The agreement outlines several violations of department policies related to use of force, biased enforcement, and standard of conduct. He was suspended without pay for 30 days and required to take training in cultural competency.
Per the agreement, Sgt. Weese acknowledged that his conduct on Aug. 24, 2019 violated the policies and procedures of the DeKalb Police Department, but the agreement states that it is not an admission of any illegal conduct.
According to the department, Sgt. Weese is a tenured police officer for the City of DeKalb who had "an exemplary service record with positive community engagement" prior to this incident.
“It doesn’t sound that serious for what he did,” Ballari with NIU NAACP said. “But it’s really better than nothing because we weren’t sure if he was actually going to be facing any punishment."
Mayor Smith said he was satisfied with the police department’s actions.
“This was a situation where nobody was going to be completely happy -- not only with what occurred but with the findings of the grand jury and the findings of the internal investigation,” Smith said. “I would hope that we could put this particular experience behind us and that we can consider it an educational experience.”
He said he wants to continue the dialogue with community members.
Petragallo said his department always has held his officers to high standards and holds their officers accountable.
“I think that these conversations are good,” Petragallo said. “I know that they are hard for all parties. But it's not a bad thing to talk about hard topics like police accountability and trust because if that is on your mind you get a better awareness of community concerns and you address them. For me that is healthy for the community and the police department.”
Petragallo said he wants his department to spend more time doing training, but time and understaffing makes it difficult. Though he feels that his officers do the best they can and that most traffic stops go well, he said communication between officers and residents being pulled over sometimes falls short.
“How we communicate with someone in the car can have an impact on the stop,” Petragallo said. “ We are trained in de-escalation techniques and this is probably one of our most important tools: how we talk to folks.”
He said he feels that the conversations between the City and community members since the incident have been constructive.

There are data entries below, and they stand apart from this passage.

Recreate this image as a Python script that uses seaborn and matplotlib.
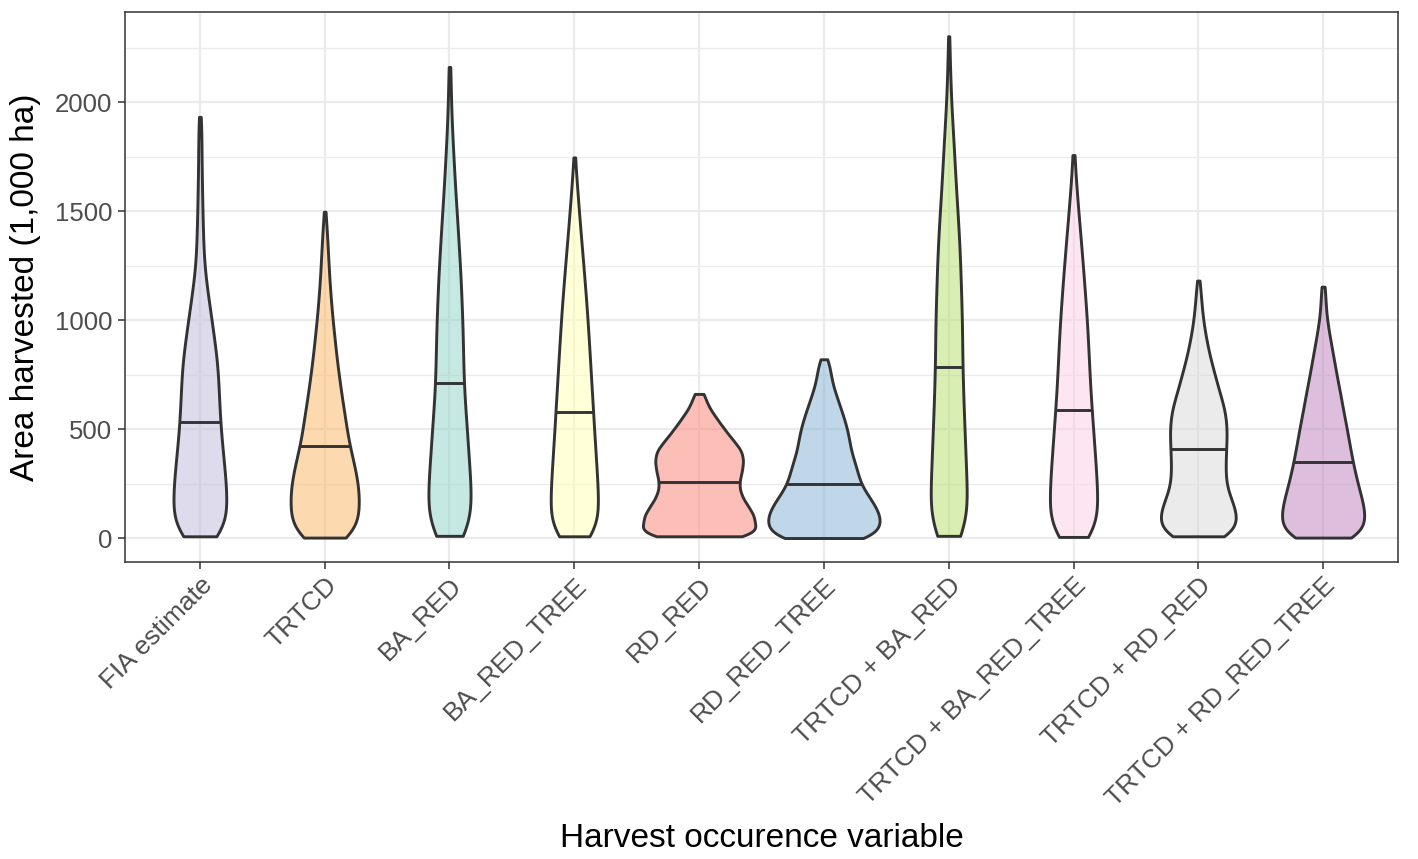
import numpy as np
import pandas as pd
import matplotlib
matplotlib.use("Agg")
import matplotlib.pyplot as plt
import seaborn as sns
from matplotlib.colors import to_rgba

# ---------------- data ----------------
categories = ["FIA estimate", "TRTCD", "BA_RED", "BA_RED_TREE", "RD_RED",
              "RD_RED_TREE", "TRTCD + BA_RED", "TRTCD + BA_RED_TREE",
              "TRTCD + RD_RED", "TRTCD + RD_RED_TREE"]
fill_colors = ["#BEBADA", "#FDB462", "#8DD3C7", "#FFFFB3", "#FB8072",
               "#80B1D3", "#B3DE69", "#FCCDE5", "#D9D9D9", "#BC80BD"]

# value levels (1,000 ha) of the frequency table below
levels = [0, 50, 100, 150, 200, 250, 300, 350, 400, 450, 500, 550, 600, 650,
          700, 750, 800, 850, 900, 950, 1000, 1050, 1100, 1150, 1200, 1250,
          1300, 1350, 1400, 1450, 1500, 1550, 1600, 1650, 1700, 1750, 1800,
          1850, 1900, 1950, 2000, 2050, 2100, 2150, 2200, 2250, 2300]

# observed minimum, maximum and median of every group
lows = [8, 2, 10, 8, 8, 0, 10, 5, 8, 2]
highs = [1932, 1497, 2161, 1746, 661, 820, 2302, 1757, 1181, 1153]
medians = [534, 424, 710, 580, 258, 246, 783, 585, 407, 347]

# frequencies per level for every group
counts_fia = [42, 46, 49, 50, 49, 48, 46, 44, 42, 40, 38, 37, 36, 35, 34, 34,
              32, 30, 27, 24, 22, 18, 16, 13, 10, 8, 7, 6, 6, 5, 5, 4, 4, 4,
              3, 3, 3, 3, 3]
counts_trtcd = [52, 57, 60, 61, 61, 59, 55, 51, 46, 41, 39, 36, 33, 30, 27,
                25, 22, 20, 18, 16, 14, 12, 11, 9, 8, 7, 6, 5, 4, 3]
counts_ba_red = [34, 37, 38, 39, 38, 38, 36, 34, 33, 32, 31, 29, 28, 26, 25,
                 25, 24, 24, 24, 23, 23, 22, 21, 20, 20, 19, 17, 16, 15, 14,
                 13, 11, 10, 9, 8, 7, 6, 5, 4, 3, 3, 2, 2, 2]
counts_ba_red_tree = [42, 45, 46, 47, 46, 45, 44, 42, 41, 40, 38, 37, 36, 35,
                      33, 32, 31, 30, 28, 27, 26, 24, 23, 21, 19, 18, 16, 14,
                      12, 11, 9, 7, 6, 4, 3]
counts_rd_red = [92, 112, 116, 100, 86, 82, 88, 92, 89, 70, 52, 36, 20, 11]
counts_rd_red_tree = [94, 108, 107, 97, 82, 69, 64, 58, 51, 48, 44, 38, 31,
                      24, 17, 13, 10]
counts_trtcd_ba_red = [31, 32, 33, 34, 33, 32, 31, 30, 30, 29, 28, 27, 27, 26,
                       25, 25, 24, 24, 24, 24, 24, 23, 22, 22, 21, 21, 20, 19,
                       18, 17, 16, 14, 13, 12, 11, 10, 9, 8, 7, 5, 4, 4, 3,
                       2, 2, 2]
counts_trtcd_ba_red_tree = [40, 44, 46, 47, 46, 45, 44, 42, 41, 39, 38, 36,
                            35, 33, 32, 31, 30, 29, 28, 27, 26, 24, 23, 21,
                            20, 18, 16, 15, 13, 11, 9, 8, 6, 4, 3, 2]
counts_trtcd_rd_red = [58, 70, 74, 68, 57, 51, 51, 51, 52, 53, 54, 52, 49, 42,
                       36, 31, 25, 20, 16, 12, 9, 7, 5, 4]
counts_trtcd_rd_red_tree = [68, 74, 77, 73, 68, 62, 58, 53, 50, 46, 43, 39,
                            35, 32, 28, 24, 21, 17, 14, 10, 7, 5, 4, 3]

all_counts = [counts_fia, counts_trtcd, counts_ba_red, counts_ba_red_tree,
              counts_rd_red, counts_rd_red_tree, counts_trtcd_ba_red,
              counts_trtcd_ba_red_tree, counts_trtcd_rd_red,
              counts_trtcd_rd_red_tree]

# ---------------- expand the frequency table ----------------
cat_col, val_col = [], []
for cat, lo, hi, cnt in zip(categories, lows, highs, all_counts):
    vals = [lo] + levels[1:len(cnt)]
    v = np.concatenate([np.repeat(vals, cnt), [hi]])
    val_col.extend(v.tolist())
    cat_col.extend([cat] * len(v))
df = pd.DataFrame({"variable": cat_col, "area": val_col})

# ---------------- style ----------------
sns.set_style("white")
plt.rcParams["font.family"] = ["Liberation Sans", "DejaVu Sans"]

EDGE = "#333333"
LW = 2.1
fig = plt.figure(figsize=(14.18, 8.59), dpi=100)
ax = fig.add_axes([125 / 1418, 1 - 562 / 859, 1273 / 1418, 550 / 859])

sns.violinplot(data=df, x="variable", y="area", order=categories,
               color="white", density_norm="area", cut=0, bw_adjust=0.75,
               gridsize=200, inner=None, width=0.9, linewidth=LW,
               linecolor=EDGE, saturation=1, ax=ax)

# semi transparent fills, and median segments across each violin
for coll in list(ax.collections):
    verts = coll.get_paths()[0].vertices
    xc = 0.5 * (verts[:, 0].min() + verts[:, 0].max())
    idx = int(round(xc))
    coll.set_facecolor(to_rgba(fill_colors[idx], 0.5))
    coll.set_edgecolor(EDGE)
    coll.set_linewidth(LW)
    coll.set_zorder(3)
    right = verts[verts[:, 0] >= idx]
    order = np.argsort(right[:, 1])
    hw = np.interp(medians[idx], right[order, 1], right[order, 0]) - idx
    ax.plot([idx - hw, idx + hw], [medians[idx], medians[idx]],
            color=EDGE, lw=LW, solid_capstyle="butt", zorder=4)

# ---------------- axes ----------------
ax.set_xlim(-0.6, 9.6)
ax.set_ylim(-110, 2413)
ax.set_yticks([0, 500, 1000, 1500, 2000])
ax.set_yticks([250, 750, 1250, 1750, 2250], minor=True)
ax.set_axisbelow(True)
ax.grid(True, which="major", color="#EBEBEB", lw=1.6)
ax.grid(True, which="minor", axis="y", color="#EBEBEB", lw=0.9)
for s in ax.spines.values():
    s.set_color(EDGE)
    s.set_linewidth(1.1)

ax.tick_params(axis="both", which="major", length=5, width=1.1, color=EDGE,
               labelcolor="#4D4D4D", labelsize=18.5, direction="out",
               bottom=True, left=True)
ax.tick_params(axis="y", which="minor", length=0)
ax.tick_params(axis="y", pad=4)
ax.tick_params(axis="x", labelsize=19, pad=3)
plt.setp(ax.get_xticklabels(), rotation=45, ha="right", va="top",
         rotation_mode="anchor")

ax.set_xlabel("Harvest occurence variable", fontsize=24, color="black",
              labelpad=9)
ax.set_ylabel("Area harvested (1,000 ha)", fontsize=24, color="black",
              labelpad=10)

fig.savefig("out.png", dpi=100)
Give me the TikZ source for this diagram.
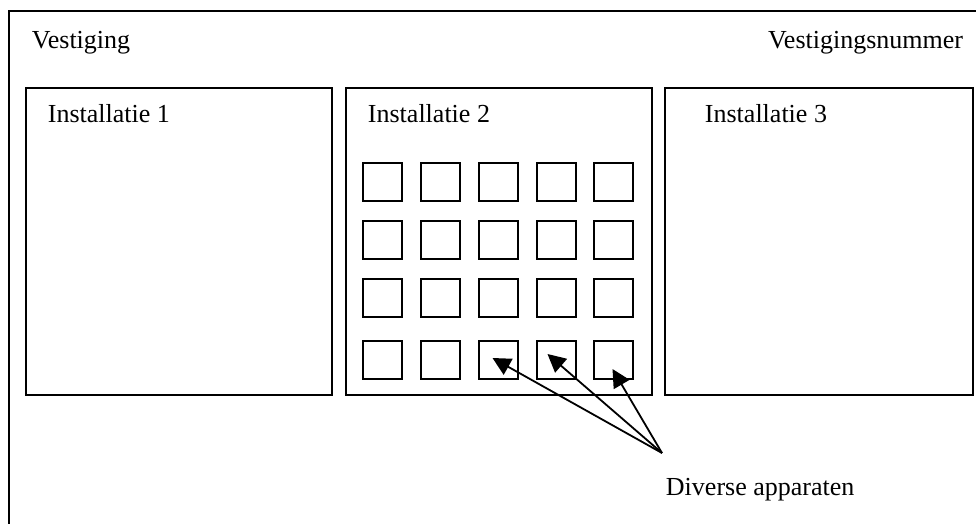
\documentclass[tikz,border=0pt]{standalone}
\usepackage{fontspec}
\setmainfont{Liberation Serif}
\usetikzlibrary{arrows.meta,calc}
\begin{document}
\begin{tikzpicture}[x=1pt,y=-1pt,
  line width=1.9pt,
  frame/.style={draw,line width=1.9pt},
  inst/.style={draw,line width=1.9pt,minimum width=306pt,minimum height=307pt,inner sep=0pt,anchor=north west},
  app/.style={draw,line width=1.9pt,minimum width=39pt,minimum height=38pt,inner sep=0pt},
  lbl/.style={inner sep=0pt,anchor=base west,font=\fontsize{26}{30}\selectfont},
  pointer/.style={line width=1.8pt,-{Triangle[length=18pt,width=18pt]}}]
\useasboundingbox (0,0) rectangle (976,523);
\clip (0,0) rectangle (976,523);
\draw[frame] (9,11) rectangle (1000,560);
\node[lbl] (vest) at (31,48) {Vestiging};
\node[lbl,anchor=base east] (vnum) at (964,48) {Vestigingsnummer};
\node[inst] (i1) at (25,87) {};
\node[inst] (i2) at (345,87) {};
\node[inst,minimum width=308pt] (i3) at (664,87) {};
\node[lbl] (t1) at (47,122) {Installatie 1};
\node[lbl] (t2) at (367,122) {Installatie 2};
\node[lbl] (t3) at (704,122) {Installatie 3};
\foreach \r/\y in {1/182,2/240,3/298,4/360}{
  \foreach \c/\x in {1/382.5,2/440.5,3/498.5,4/556.5,5/613.5}{
    \node[app] (sq\r\c) at (\x,\y) {};
  }
}
\coordinate (hub) at (662,453);
\node[lbl] (dav) at (665,495) {Diverse apparaten};
\draw[pointer] (hub) -- ($(sq43.center)+(-6,-2)$);
\draw[pointer] (hub) -- ($(sq44.center)+(-9,-6)$);
\draw[pointer] (hub) -- ($(sq45.center)+(-1,9)$);
\end{tikzpicture}
\end{document}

McDowell was stopped again in March 2020 for improper lane usage and leaving the scene.
The Illinois Department of Transportation tracks traffic stops across the state.
In 2003, Illinois law established a four-year statewide study of data from traffic stops to identify racial bias. The legislature extended the data collection several times, and also expanded the study to include data on pedestrian stops. In 2019, Public Act 101-0024 took effect and eliminated the study's scheduled end date and extended the data collection.
Petragallo says it’s difficult to produce a narrative through those numbers.
“I don’t think the numbers in and of themselves tell the whole story; there’s a lot of literature on that,” Petragallo said. “But it is something that we have to keep in mind. As the police department and as the public, we should be looking at these things. I think we need an awareness of that while seeing if there is anything going against bias enforcement policies. Those are things that are not easily answered and need to be studied.”
He says accountability doesn’t mean everyone has to be perfect. “It means when you make mistakes, you work to rectify them,” Petragallo said.